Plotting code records
---+---

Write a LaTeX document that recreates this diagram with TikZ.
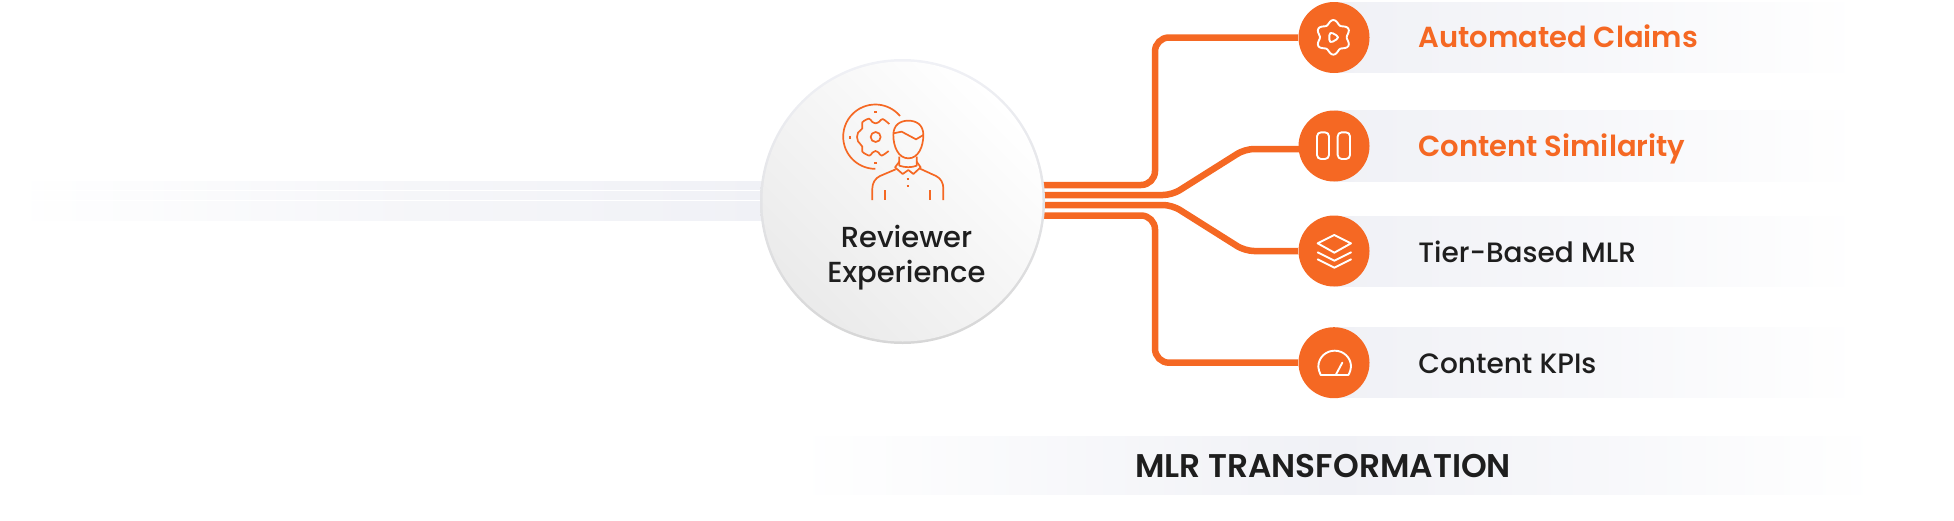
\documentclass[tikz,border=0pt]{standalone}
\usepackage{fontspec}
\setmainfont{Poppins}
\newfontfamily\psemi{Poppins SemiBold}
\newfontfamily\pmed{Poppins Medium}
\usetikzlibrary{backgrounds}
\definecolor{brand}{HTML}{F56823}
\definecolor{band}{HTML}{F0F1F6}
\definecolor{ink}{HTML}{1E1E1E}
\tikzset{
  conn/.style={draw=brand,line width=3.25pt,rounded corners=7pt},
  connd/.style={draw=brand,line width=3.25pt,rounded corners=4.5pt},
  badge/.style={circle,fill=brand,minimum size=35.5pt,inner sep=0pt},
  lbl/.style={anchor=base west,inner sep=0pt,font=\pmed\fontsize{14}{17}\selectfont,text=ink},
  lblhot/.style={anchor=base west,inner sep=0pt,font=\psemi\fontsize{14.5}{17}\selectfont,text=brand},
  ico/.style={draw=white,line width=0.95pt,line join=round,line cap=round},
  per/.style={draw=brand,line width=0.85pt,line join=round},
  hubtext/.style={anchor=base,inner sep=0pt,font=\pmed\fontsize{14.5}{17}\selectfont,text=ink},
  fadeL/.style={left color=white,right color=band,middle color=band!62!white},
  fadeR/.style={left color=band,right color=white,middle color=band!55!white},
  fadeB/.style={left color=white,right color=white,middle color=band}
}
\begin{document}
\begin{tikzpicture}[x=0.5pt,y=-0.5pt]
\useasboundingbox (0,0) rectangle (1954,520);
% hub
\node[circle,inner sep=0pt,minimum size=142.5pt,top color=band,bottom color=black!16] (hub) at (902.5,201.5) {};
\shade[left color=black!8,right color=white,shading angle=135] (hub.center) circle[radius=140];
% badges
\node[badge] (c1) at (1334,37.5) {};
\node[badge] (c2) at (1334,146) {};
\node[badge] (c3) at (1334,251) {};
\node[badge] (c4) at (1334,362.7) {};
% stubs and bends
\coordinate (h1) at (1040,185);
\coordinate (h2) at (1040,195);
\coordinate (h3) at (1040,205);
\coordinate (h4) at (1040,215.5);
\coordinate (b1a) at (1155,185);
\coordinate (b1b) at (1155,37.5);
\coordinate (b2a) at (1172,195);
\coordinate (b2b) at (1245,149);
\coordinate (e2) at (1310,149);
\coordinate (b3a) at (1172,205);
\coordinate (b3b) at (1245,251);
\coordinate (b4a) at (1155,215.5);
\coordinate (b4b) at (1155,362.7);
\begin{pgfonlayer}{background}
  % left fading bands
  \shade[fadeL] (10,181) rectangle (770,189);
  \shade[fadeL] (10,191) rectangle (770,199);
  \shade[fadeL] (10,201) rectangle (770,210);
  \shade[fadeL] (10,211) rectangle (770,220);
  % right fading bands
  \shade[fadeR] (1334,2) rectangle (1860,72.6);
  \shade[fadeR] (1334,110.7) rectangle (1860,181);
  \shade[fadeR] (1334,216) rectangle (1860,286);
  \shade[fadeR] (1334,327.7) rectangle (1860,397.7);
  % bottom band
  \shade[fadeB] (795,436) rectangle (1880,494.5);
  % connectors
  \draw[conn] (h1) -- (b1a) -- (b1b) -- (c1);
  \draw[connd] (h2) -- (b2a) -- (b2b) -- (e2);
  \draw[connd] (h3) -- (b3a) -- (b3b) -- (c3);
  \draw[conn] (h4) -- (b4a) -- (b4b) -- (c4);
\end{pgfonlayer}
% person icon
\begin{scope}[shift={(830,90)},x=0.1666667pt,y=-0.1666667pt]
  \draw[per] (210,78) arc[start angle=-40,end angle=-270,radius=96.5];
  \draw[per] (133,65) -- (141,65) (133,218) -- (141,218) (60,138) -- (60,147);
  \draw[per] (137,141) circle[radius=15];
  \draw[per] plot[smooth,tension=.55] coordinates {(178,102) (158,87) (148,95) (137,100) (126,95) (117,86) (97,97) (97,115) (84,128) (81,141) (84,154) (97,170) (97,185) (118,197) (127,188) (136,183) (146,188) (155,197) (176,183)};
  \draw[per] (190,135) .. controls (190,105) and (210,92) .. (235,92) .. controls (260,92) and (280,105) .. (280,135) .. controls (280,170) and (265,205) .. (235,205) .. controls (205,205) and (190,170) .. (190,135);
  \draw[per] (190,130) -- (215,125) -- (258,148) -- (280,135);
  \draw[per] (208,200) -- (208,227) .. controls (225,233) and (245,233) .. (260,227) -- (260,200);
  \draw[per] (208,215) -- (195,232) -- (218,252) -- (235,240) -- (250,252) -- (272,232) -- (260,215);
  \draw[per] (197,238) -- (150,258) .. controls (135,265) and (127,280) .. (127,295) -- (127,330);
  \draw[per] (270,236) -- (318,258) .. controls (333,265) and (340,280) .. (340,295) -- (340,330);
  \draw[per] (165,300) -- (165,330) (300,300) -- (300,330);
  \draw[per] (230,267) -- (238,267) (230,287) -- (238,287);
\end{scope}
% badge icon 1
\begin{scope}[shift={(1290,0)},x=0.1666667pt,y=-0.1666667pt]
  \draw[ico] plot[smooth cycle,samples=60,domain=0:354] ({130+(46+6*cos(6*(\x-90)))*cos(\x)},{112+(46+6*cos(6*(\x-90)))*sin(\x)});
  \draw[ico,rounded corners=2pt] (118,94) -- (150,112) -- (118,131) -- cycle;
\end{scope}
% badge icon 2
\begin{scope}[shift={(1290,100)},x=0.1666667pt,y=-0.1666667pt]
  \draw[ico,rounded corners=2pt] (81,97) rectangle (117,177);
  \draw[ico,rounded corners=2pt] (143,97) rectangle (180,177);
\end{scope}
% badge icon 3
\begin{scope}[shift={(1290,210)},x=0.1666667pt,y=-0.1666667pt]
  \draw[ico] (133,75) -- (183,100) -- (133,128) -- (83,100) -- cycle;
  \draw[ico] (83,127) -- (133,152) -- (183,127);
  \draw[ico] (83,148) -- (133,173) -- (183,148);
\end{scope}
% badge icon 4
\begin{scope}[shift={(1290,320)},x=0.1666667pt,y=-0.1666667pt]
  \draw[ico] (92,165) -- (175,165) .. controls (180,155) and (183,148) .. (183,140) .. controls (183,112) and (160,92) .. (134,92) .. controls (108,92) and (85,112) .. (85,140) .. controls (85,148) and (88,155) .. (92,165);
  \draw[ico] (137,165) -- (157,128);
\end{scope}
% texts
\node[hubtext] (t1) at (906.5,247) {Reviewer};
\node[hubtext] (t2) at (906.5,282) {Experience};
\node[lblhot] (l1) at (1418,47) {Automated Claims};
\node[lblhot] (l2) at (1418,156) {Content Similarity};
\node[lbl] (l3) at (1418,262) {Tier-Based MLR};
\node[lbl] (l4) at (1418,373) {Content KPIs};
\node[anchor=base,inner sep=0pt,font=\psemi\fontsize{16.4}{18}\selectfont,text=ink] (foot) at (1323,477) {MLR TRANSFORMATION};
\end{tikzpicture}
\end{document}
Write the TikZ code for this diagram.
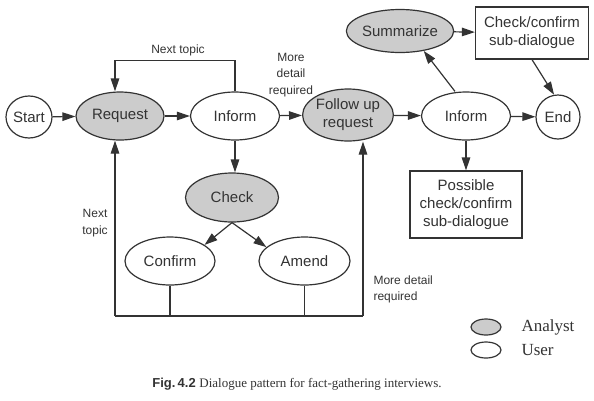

---+---

▶ **WHAT IS EXPECTED**
Wherever a line in the data above holds "Write", copy that line.

▶ **FINISHED EXERCISE**
Write a LaTeX document that recreates this diagram with TikZ.
Write the TikZ code for this diagram.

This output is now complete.